Experiment Condition	PM2.5 Removal Efficiency (%)					Avg. (%)
	0–100	101–200	201–300	301–400	401–500
Spraying water only	65.2	61.12	60.03	55.15	51.65	58.63
Spraying water and packed bed type A	56.25	54.82	53.08	52.36	51.85	53.03
Spraying water and packed bed type B	56.19	53.66	52.12	50.26	49.33	52.31

show the results of the experiments with and without packing material. The average PM2.5 removal efficiency with water spraying only, water spraying and packed bed type A, and water spraying, and packed bed type B was 58.63%, 53.03%, and 52.31%, respectively. No improvement was found after adding packing material. The efficiency of using both types of packing material was approximately the same and it was lower than that obtained without any packing material by approximately 5%. The function of both types of packing material was the deceleration of the droplets with barriers in packing material and droplets merged to form bigger droplets when hitting the barriers, resulting in a decrease in contact surface area between air and water. US EPA [5] suggests that packed-bed scrubbers are more suitable for gas scrubbing than PM scrubbing, as the bed clogs and plugging are more challenging to access and clean and it is challenging to change the spray heads. The packed-bed wet scrubber can be used for low dust-loading applications and particulate matter larger than 5 µm [4,5].

6. Conclusions

This study aimed to design a smart wet scrubber tower using the IoT system for real-time monitoring and examine the parameters that affected the performance of PM2.5 removal efficiency. The following results were obtained:

• Increasing the liquid-to-air ratio increased the average PM2.5 removal efficiency. The maximum efficiency (58.6%) was observed at the upper limit of the liquid-to-air ratio of the wet scrubber (13.21 L/m³).
• Spraying with small droplets produced a higher average PM2.5 removal efficiency. A droplet size of 270 µm exhibited the highest efficiency (58.63%).
• Turbulence in the spray wet scrubber tower was enabled via installation of a deflector and baffle. Increasingly, the water level in the deflector and baffle enhanced efficiency. The maximum efficiency (71.56%) was achieved at a water level of 150 mm using only a turbulence system.
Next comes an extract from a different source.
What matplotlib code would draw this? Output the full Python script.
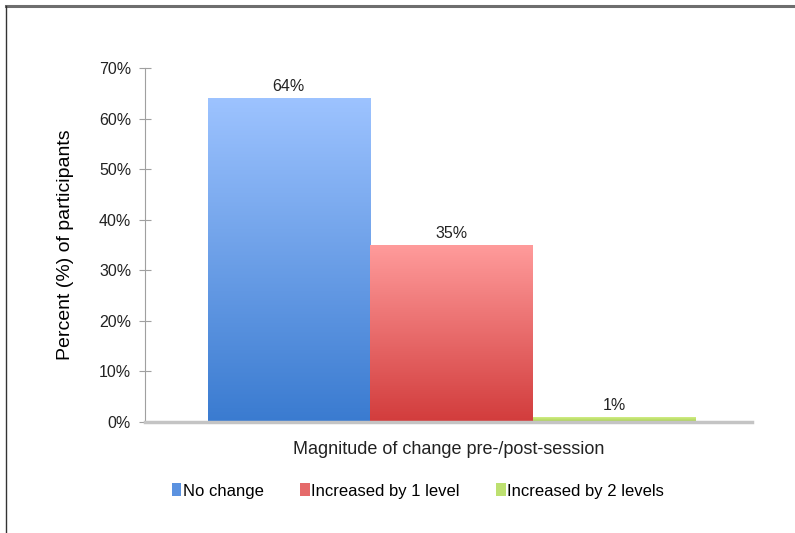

When the wet scrubber tower operates using both spraying water and turbulence, absorption efficiency increases from 71.56% to 87.59% at 150 mm of water level and 9.03 L/m³ liquid-to-air ratio. This condition produced an output concentration of PM2.5 that met the WHO guidelines for PM2.5 intensity. The wet scrubber tower could clean 13,320 m³/d of air and remove 2464 g of PM2.5 daily.
• The Pall and Raschig rings packing material type did not promote absorption efficiency, as the droplets became bigger when passing through the packing the material, resulting in a decreasing contact area between the surface and water.